In other words, Republicans are widely acting upon this lie as their excuse to continue entrenching anti-democratic and anti-majoritarian advantages wherever possible.

Democrats must respond

This simply requires Democrats to pass the For the People Act in the Senate and House. It includes numerous provisions that would make voting and registration easier; curb restrictions on voting and vote-by-mail; mandate nonpartisan redistricting commissions; and restore voting rights protections gutted by the Supreme Court.

The GOP actions also require Democrats to be prepared to end the legislative filibuster when Republicans block the package in the Senate. Yes, Democrats face major obstacles to this in the form of Sens. Joe Manchin III (W.Va.) and Kyrsten Sinema (Ariz.).

But a case must be made to those holdouts that Democrats cannot allow Republicans to grind their agenda to a screeching halt — in the face of multiple short and long term crises facing the country — through the exercise of minority rule, facilitated by what has become yet another cynically-wielded tool of counter-majoritarian obstructionism.

“The Big Lie about 2020 is built on an ugly truth: Trump and the Republican Party have turned their backs on our constitutional vision of government of, by, and for the people,” Sen. Jeff Merkley (D-Ore.) told me in an emailed statement.“You heard it from Trump himself,” Merkley continued. “We’ve got to get the For the People Act signed into law ASAP so the next elections are decided by the will of the voters, not rigged by corrupt politicians.”

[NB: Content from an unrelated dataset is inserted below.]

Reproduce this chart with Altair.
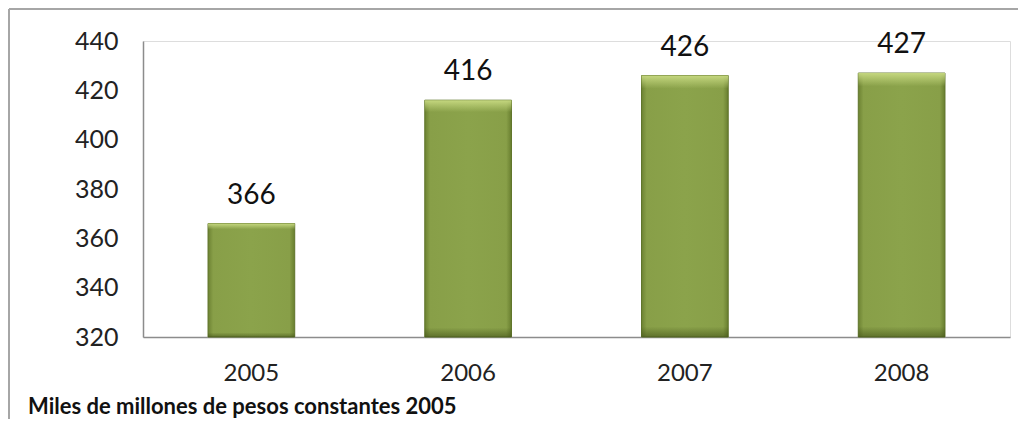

Democrats keep telling us that the prospects for civic renewal in the wake of Trumpism’s continued degradations — and the GOP’s ongoing slide into authoritarianism — depend on making government and democracy more functional and responsive. If they really believe this, that imposes obligations on them to do just that.

Put another way, Democrats constantly point out that the GOP is increasingly captive to Trump and that Trump and his party remain captive to his destructive mythology about the stolen election. But this can’t be reduced to mere partisan messaging.